With all these amounts deducted, wage-earners are left to live off about 38 percent less than their stated incomes. Independent contractors and the self-employed have to pay out even more of their taxable incomes.
Now let me make it clear that I’m not advocating the elimination of these payroll deductions. They are a necessary part of the social contract and few would quibble with them. You can argue how much they should be, but not that they should be.
The bottom line is that for people making more than a million dollars a year, most of these deductions and expenses are limited and capped, and amount only to a fly buzzing around their heads. For a wage earner or for a self-employed person making $110,000 or less, these deductions have a major impact on their lifestyle and ability to save and plan for the future.
This is the deep meaning of Warren Buffett’s persistent correction of Jon Stewart’s language.

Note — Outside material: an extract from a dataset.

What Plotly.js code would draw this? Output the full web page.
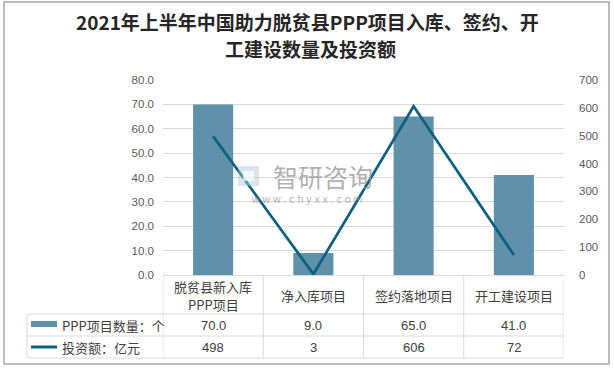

There was another thing Warren Buffett said that sent me scrambling to do some research. He said that he even made money when he was paying an income tax rate of 91 percent. What? Has that kind of confiscatory tax rate ever existed in the United States? I found it hard to believe, until I found this chart:
It was true! From 1944 until about 1965 the top marginal tax rate for high earners was about 91 percent. I assume this was to help pay off the WWII national debt. From 1965 until about 1982 the top marginal tax rate was 70 percent. This tax rate likely helped pay for the war in Vietnam.
Even so, I cannot understand why the wealthiest people weren’t screaming to high heaven about having to pay such a confiscatory tax rate. Maybe they were more patriotic than we thought. Nevertheless, when Ronald Reagan promised to reduce taxes, what he was really doing was agreeing to stop the federal government from confiscating wealth from the rich. There should never ever have been be a 70 percent tax rate in the United States, or a 91 percent rate, and there never should be one in the future.
The problem is, most of the wealthy undoubtedly remember or were taught about these 91 percent and 70 percent tax rates, which were actually in effect in our country for about 28 years. When politicians talk about raising taxes on the wealthy, most citizens, wealthy or not, are seeing visions of tax rates like those in the past. They see a vast calamity occurring “when” tax rates are raised back to 91 percent, or even 70 percent. If this type of tax rate ever occurred again, there would be a calamity of epic proportions, and everyone in the country would be hurt.
This is why it’s important for the politicians to stay away from the vague term “raise taxes on the wealthy.” This term is much too open to interpretation, and most people will visualize the worst case scenario when given an opportunity to do so.
A top marginal tax rate of 38 percent is as high as taxes should ever go, or will ever go; along with eliminating the capital gains rate for long term gains of over a million dollars a year. Politicians need to make their percentages definite when talking about taxes on the wealthy. General statements on tax increases are crazy-making.
Until seeing this interview with Warren Buffett, I had always wondered why ordinary citizens would be violently opposed to raising taxes on the wealthy. Now I know the answer. No loyal American wants to see taxes rise to confiscatory rates, as the government has done in the past. I’m definitely a middle-class person, yet I know that those with wealth are a necessary part of our economy, and I personally find many of them to be quite productive, creative and likeable. Including Warren Buffett.